The Hindu Succession Act 1956 was drafted in order to govern the issue of property inheritance. This act was drafted with the objective to create a standardized and comprehensive structure of succession, as part of the Hindu Code Bill.
The legal heirs are divided into two categories, Class I and Class II. Class II has a series of sub-divisions amongst itself. The Hindu Succession Act 1956 made an attempt to equalize the access to property between men and women, and underwent an amendment in 2005 for the same intent. Despite that, this act is not entirely free of patriarchal biases and limitations.
Hindu Succession Act 1956- Order of Succession among Males
The Hindu Succession Act 1956 came into effect to regulate matters of property inheritance. This act was drafted with the intent to create a uniform and comprehensive structure of succession. It also attempted to bridge the gender disparity by ensuring equal inheritance rights between sons and daughters.
The applicability of this act is restricted to Hindus and subsets within Hinduism, including the Jains, Sikhs, Buddhists, the Arya Samaj followers, Lingayat, Brahmo followers, Virashiva, and Prarthana Samaj followers. It is important to note that this act is not applicable for other religious communities in India, like Muslims, Christians, Jews and Parsis. This act is applicable to both legitimate and illegitimate children, as well as those people who have converted into Hinduism or its subsets.
In the Hindu Joint Family, it was traditional for the Karta (the Patriarch) of the family to be responsible for the care and maintenance of all the family members and to look after all property matters. Hindu law did not see the need to standardize these familial equations, given the traditional nature and structure of the family where several generations lived together under one roof.
In an attempt to create a uniform structure, Hindu law was codified.

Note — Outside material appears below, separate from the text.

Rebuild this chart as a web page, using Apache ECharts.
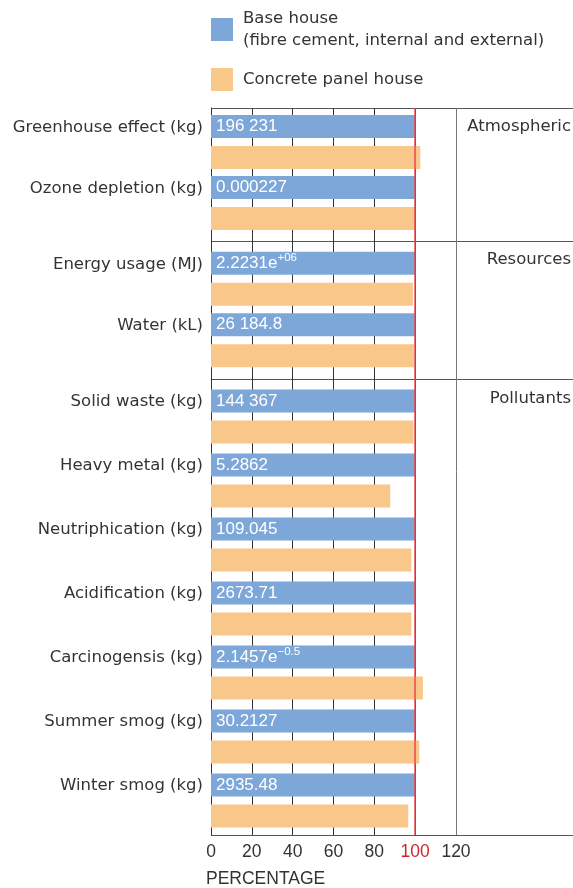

This act replaced The Hindu Law of Inheritance (Amendment) Act, 1929 and the Hindu Women’s Rights to Property Act 1937. Both of them stand repealed.
The Hindu Succession Act 1956 maintains the devolution of property as per the Mitakshara School. However, there is one exception- if a Mitashara Coparcener passes away and leaves behind any of the following family members – like a mother, widow, daughter, daughter’s children, son’s children, son’s widow, grandson’s widow, etc then his interest in the joint family property will devolve by succession.
The Hindu Succession Act 1956 handles matters of inheritance in the following categories:
The separate properties of a Mitakshara male
The separate and coparceners of a Dayabhaga male and
The undivided interest in the joint family property of a Mitakshara Coparcener.
I. Kinds of Succession
- Testamentary Succession: When a person passes away after making a functional will, succession of property is conducted as per the will, subject to regulations of the HSA 1956.
- Intestate Succession: When a person passes away without having made a will, the succession of property occurs as described in HSA 1956.
II. Methods of division of property
- Per Capita: All individuals in that particular class will inherit the same share of the distribution. For instance, all children will share the same proportion of the property they inherit from the deceased Hindu male.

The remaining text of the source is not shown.